* **Provided material**
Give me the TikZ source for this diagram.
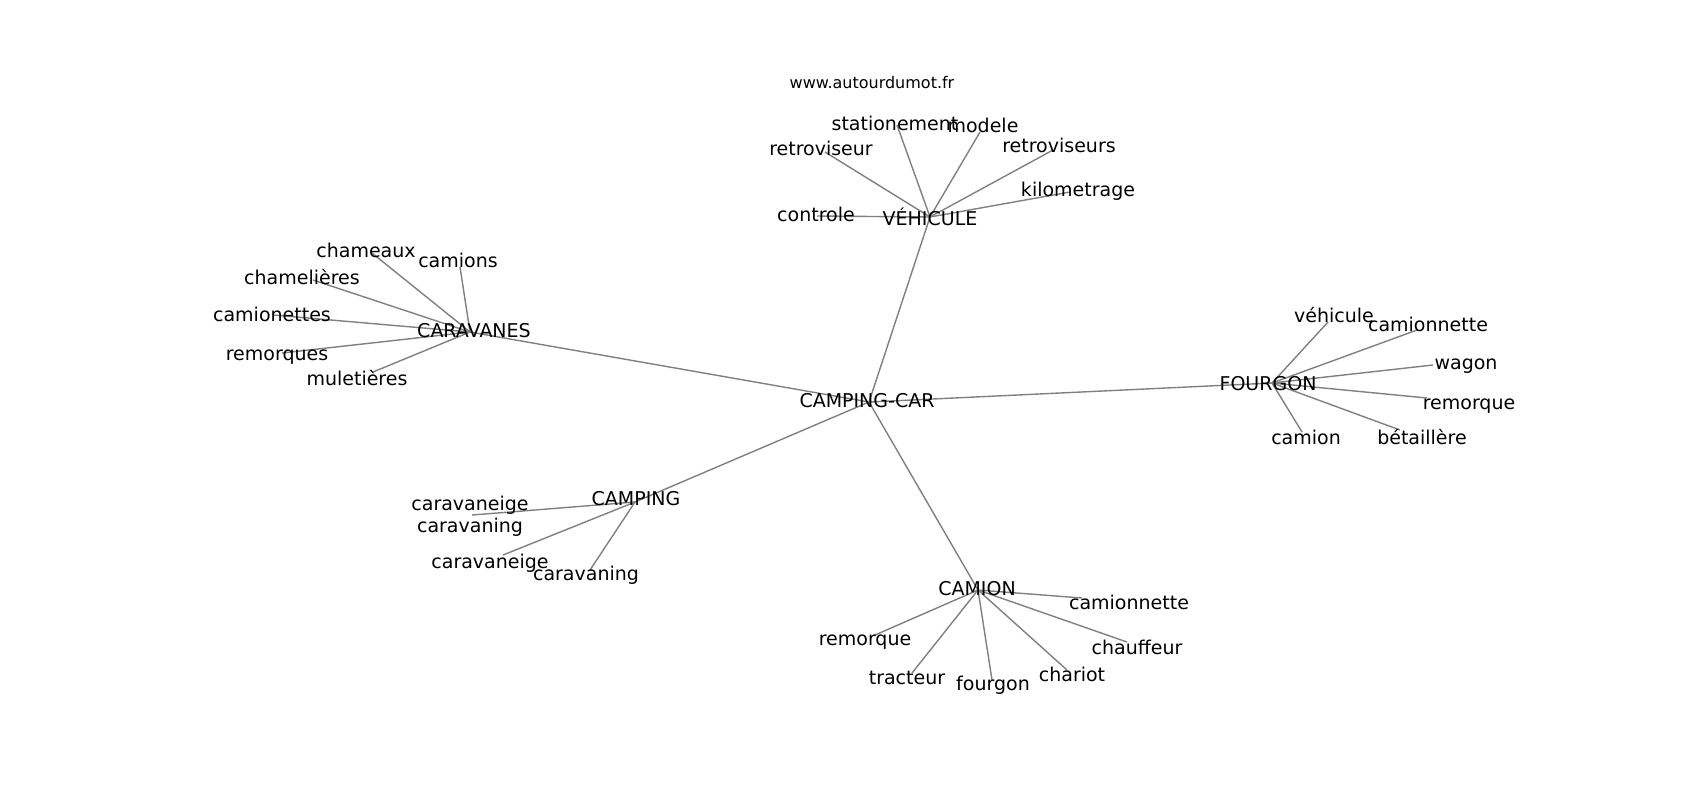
\documentclass[tikz,border=0pt]{standalone}
\usepackage{fontspec}
\setmainfont{DejaVu Sans}
\begin{document}
\begin{tikzpicture}[x=0.5pt,y=-0.5pt,
  lbl/.style={inner sep=0pt, font=\fontsize{9.5}{11}\selectfont, text height=0.73em, text depth=0.2em, yshift=-1.3pt},
  lbltwo/.style={inner sep=0pt, font=\fontsize{9.5}{11}\selectfont, align=center, yshift=-1.3pt},
  small/.style={inner sep=0pt, font=\fontsize{8}{9.6}\selectfont, text height=0.73em, text depth=0.2em, yshift=-0.6pt},
  edge/.style={draw=gray, line width=0.7pt}]
\fill[white] (0,0) rectangle (1700,800);
\useasboundingbox (0,0) rectangle (1700,800);
% vertices
\coordinate (cc) at (869,402);
\coordinate (veh) at (930,217);
\coordinate (car) at (470,332);
\coordinate (four) at (1272,383);
\coordinate (camp) at (635,502);
\coordinate (cami) at (978,590);
\coordinate (retroA) at (825,152);
\coordinate (stat) at (897,125);
\coordinate (mod) at (980,132);
\coordinate (retroB) at (1053,150);
\coordinate (kilo) at (1070,192);
\coordinate (ctrl) at (817,216);
\coordinate (chameaux) at (372,253);
\coordinate (camions) at (460,267);
\coordinate (chamel) at (313,280);
\coordinate (camionettes) at (273,315);
\coordinate (remorques) at (282,353);
\coordinate (mulet) at (373,372);
\coordinate (vehic) at (1328,322);
\coordinate (camnetA) at (1417,330);
\coordinate (wagon) at (1433,365);
\coordinate (remorqueA) at (1427,398);
\coordinate (camion) at (1302,432);
\coordinate (betail) at (1400,430);
\coordinate (cc2) at (472,515);
\coordinate (caravaneige) at (503,555);
\coordinate (caravaning) at (590,570);
\coordinate (camnetB) at (1082,598);
\coordinate (remorqueB) at (875,635);
\coordinate (tracteur) at (912,673);
\coordinate (fourgon) at (992,680);
\coordinate (chariot) at (1067,670);
\coordinate (chauffeur) at (1127,642);
% edges
\foreach \a/\b in {cc/veh, cc/car, cc/four, cc/camp, cc/cami,
  veh/retroA, veh/stat, veh/mod, veh/retroB, veh/kilo, veh/ctrl,
  car/chameaux, car/camions, car/chamel, car/camionettes, car/remorques, car/mulet,
  four/vehic, four/camnetA, four/wagon, four/remorqueA, four/camion, four/betail,
  camp/cc2, camp/caravaneige, camp/caravaning,
  cami/camnetB, cami/remorqueB, cami/tracteur, cami/fourgon, cami/chariot, cami/chauffeur}
  \draw[edge] (\a) -- (\b);
% labels
\node[small] (l-www) at (872,82) {www.autourdumot.fr};
\node[lbl] (l-cc) at (867,400) {CAMPING-CAR};
\node[lbl] (l-veh) at (930,218) {VÉHICULE};
\node[lbl] (l-car) at (474,330) {CARAVANES};
\node[lbl] (l-four) at (1268,383) {FOURGON};
\node[lbl] (l-camp) at (636,498) {CAMPING};
\node[lbl] (l-cami) at (977,588) {CAMION};
\node[lbl] (l-retroA) at (821,148) {retroviseur};
\node[lbl] (l-stat) at (895,123) {stationement};
\node[lbl] (l-mod) at (983,125) {modele};
\node[lbl] (l-retroB) at (1059,145) {retroviseurs};
\node[lbl] (l-kilo) at (1078,189) {kilometrage};
\node[lbl] (l-ctrl) at (816,214) {controle};
\node[lbl] (l-chameaux) at (366,250) {chameaux};
\node[lbl] (l-camions) at (458,260) {camions};
\node[lbl] (l-chamel) at (302,277) {chamelières};
\node[lbl] (l-camionettes) at (272,314) {camionettes};
\node[lbl] (l-remorques) at (277,353) {remorques};
\node[lbl] (l-mulet) at (357,378) {muletières};
\node[lbl] (l-vehic) at (1334,315) {véhicule};
\node[lbl] (l-camnetA) at (1428,324) {camionnette};
\node[lbl] (l-wagon) at (1466,362) {wagon};
\node[lbl] (l-remorqueA) at (1469,402) {remorque};
\node[lbl] (l-camion) at (1306,437) {camion};
\node[lbl] (l-betail) at (1422,437) {bétaillère};
\node[lbltwo] (l-cc2) at (470,514) {caravaneige\\caravaning};
\node[lbl] (l-caravaneige) at (490,561) {caravaneige};
\node[lbl] (l-caravaning) at (586,573) {caravaning};
\node[lbl] (l-camnetB) at (1129,602) {camionnette};
\node[lbl] (l-remorqueB) at (865,638) {remorque};
\node[lbl] (l-tracteur) at (907,677) {tracteur};
\node[lbl] (l-fourgon) at (993,683) {fourgon};
\node[lbl] (l-chariot) at (1072,674) {chariot};
\node[lbl] (l-chauffeur) at (1137,647) {chauffeur};
\end{tikzpicture}
\end{document}
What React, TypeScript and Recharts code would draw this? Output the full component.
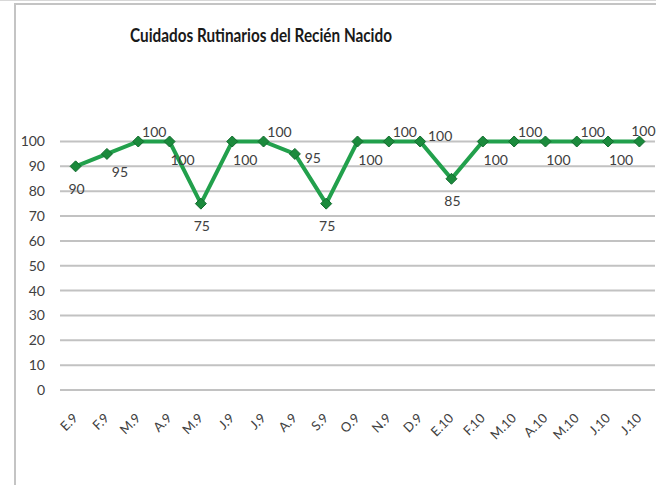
import React from "react";
import { LineChart, Line, XAxis, YAxis, CartesianGrid } from "recharts";

const months = ["E.9", "F.9", "M.9", "A.9", "M.9", "J.9", "J.9", "A.9", "S.9", "O.9", "N.9", "D.9", "E.10", "F.10", "M.10", "A.10", "M.10", "J.10", "J.10"];
const values = [90, 95, 100, 100, 75, 100, 100, 95, 75, 100, 100, 100, 85, 100, 100, 100, 100, 100, 100];
const labelPlacement = ["below", "belowRight", "aboveRight", "belowRight", "below", "belowRight", "aboveRight", "right", "below", "belowRight", "aboveRight", "upRight", "below", "belowRight", "aboveRight", "belowRight", "aboveRight", "belowRight", "aboveEdge"];
const yTicks = [0, 10, 20, 30, 40, 50, 60, 70, 80, 90, 100];
const title = "Cuidados Rutinarios del Recién Nacido";

const data = months.map((m, i) => ({ key: i, month: m, value: values[i] }));

const offsets: Record<string, [number, number]> = {
  below: [1, 22],
  belowRight: [13, 18],
  aboveRight: [16, -10],
  upRight: [20, -6],
  right: [18, 4],
  aboveEdge: [4, -11],
};

const FONT = "Lato, 'Open Sans', sans-serif";
const TXT = "#404040";

const Diamond = (props: any) => {
  const { cx, cy } = props;
  if (cx == null || cy == null) return null;
  const r = 5.5;
  return (
    <polygon
      points={`${cx},${cy - r} ${cx + r},${cy} ${cx},${cy + r} ${cx - r},${cy}`}
      fill="#1b8a3c"
      stroke="#126b2e"
      strokeWidth={1}
    />
  );
};

const ValueLabel = (props: any) => {
  const { x, y, value, index } = props;
  const place = labelPlacement[index] || "below";
  const [dx, dy] = offsets[place];
  return (
    <text x={x + dx} y={y + dy} textAnchor="middle" dominantBaseline="central" fontFamily={FONT} fontSize={14} fill={TXT}>
      {value}
    </text>
  );
};

const XTick = (props: any) => {
  const { x, y, payload } = props;
  const px = x + 3;
  const py = y + 21;
  return (
    <text x={px} y={py} textAnchor="end" transform={`rotate(-45, ${px}, ${py})`} fontFamily={FONT} fontSize={13} fill={TXT}>
      {months[payload.value] ?? payload.value}
    </text>
  );
};

export default function App() {
  return (
    <div style={{ position: "absolute", left: 0, top: 0, width: 656, height: 485, background: "#fff", overflow: "hidden" }}>
      <div style={{ position: "absolute", left: 0, top: 0, width: 656, height: 1, background: "#d8d8d8" }} />
      <div style={{ position: "absolute", left: 14, top: 3, width: 642, height: 2, background: "#c4c4c4" }} />
      <div style={{ position: "absolute", left: 14, top: 3, width: 2, height: 482, background: "#c4c4c4" }} />
      <svg style={{ position: "absolute", left: 0, top: 0 }} width={656} height={60}>
        <text x={261} y={42} textAnchor="middle" fontFamily={FONT} fontWeight={700} fontSize={18.5} fill="#1a1a1a" textLength={262} lengthAdjust="spacingAndGlyphs">
          {title}
        </text>
      </svg>
      <div style={{ position: "absolute", left: 0, top: 0 }}>
        <LineChart width={656} height={485} data={data} margin={{ top: 141.5, right: 1, bottom: 0, left: 10 }}>
          <CartesianGrid horizontal vertical={false} stroke="#c2c2c2" strokeWidth={2} />
          <XAxis
            dataKey="key"
            type="category"
            axisLine={false}
            tickLine={false}
            interval={0}
            tick={<XTick />}
            height={95}
            padding={{ left: 15.6, right: 15.6 }}
          />
          <YAxis
            domain={[0, 100]}
            ticks={yTicks}
            width={50}
            axisLine={false}
            tickLine={false}
            tickSize={0}
            tickMargin={15}
            tick={{ fontFamily: FONT, fontSize: 14, fill: TXT }}
            interval={0}
          />
          <Line
            type="linear"
            dataKey="value"
            stroke="#22a04c"
            strokeWidth={4}
            dot={<Diamond />}
            activeDot={false}
            isAnimationActive={false}
            label={<ValueLabel />}
          />
        </LineChart>
      </div>
    </div>
  );
}
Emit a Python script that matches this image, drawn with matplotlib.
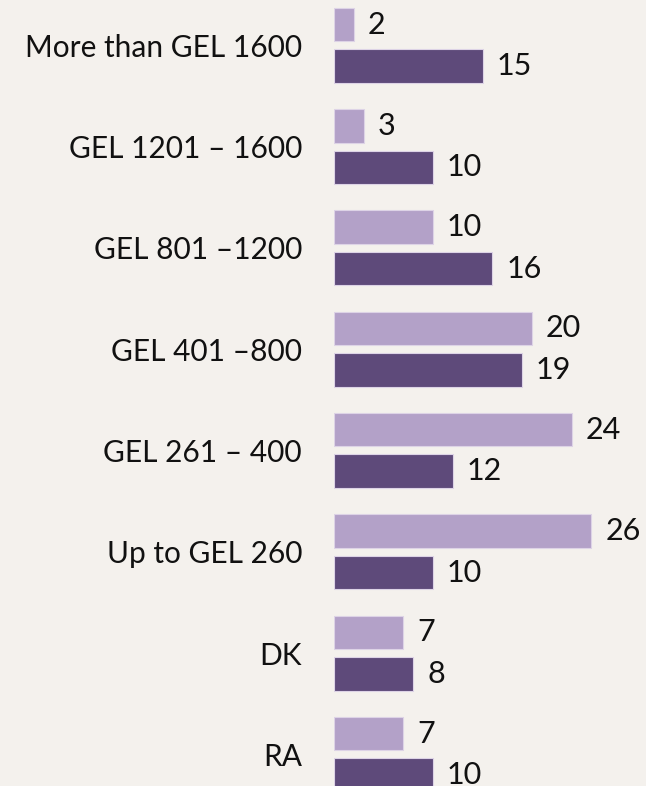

* **Job**
Pick out the lines above containing the word "this", then copy them.

* **Response**
Give me the TikZ source for this diagram.
What React, TypeScript and Recharts code would draw this? Output the full component.
Emit a Python script that matches this image, drawn with matplotlib.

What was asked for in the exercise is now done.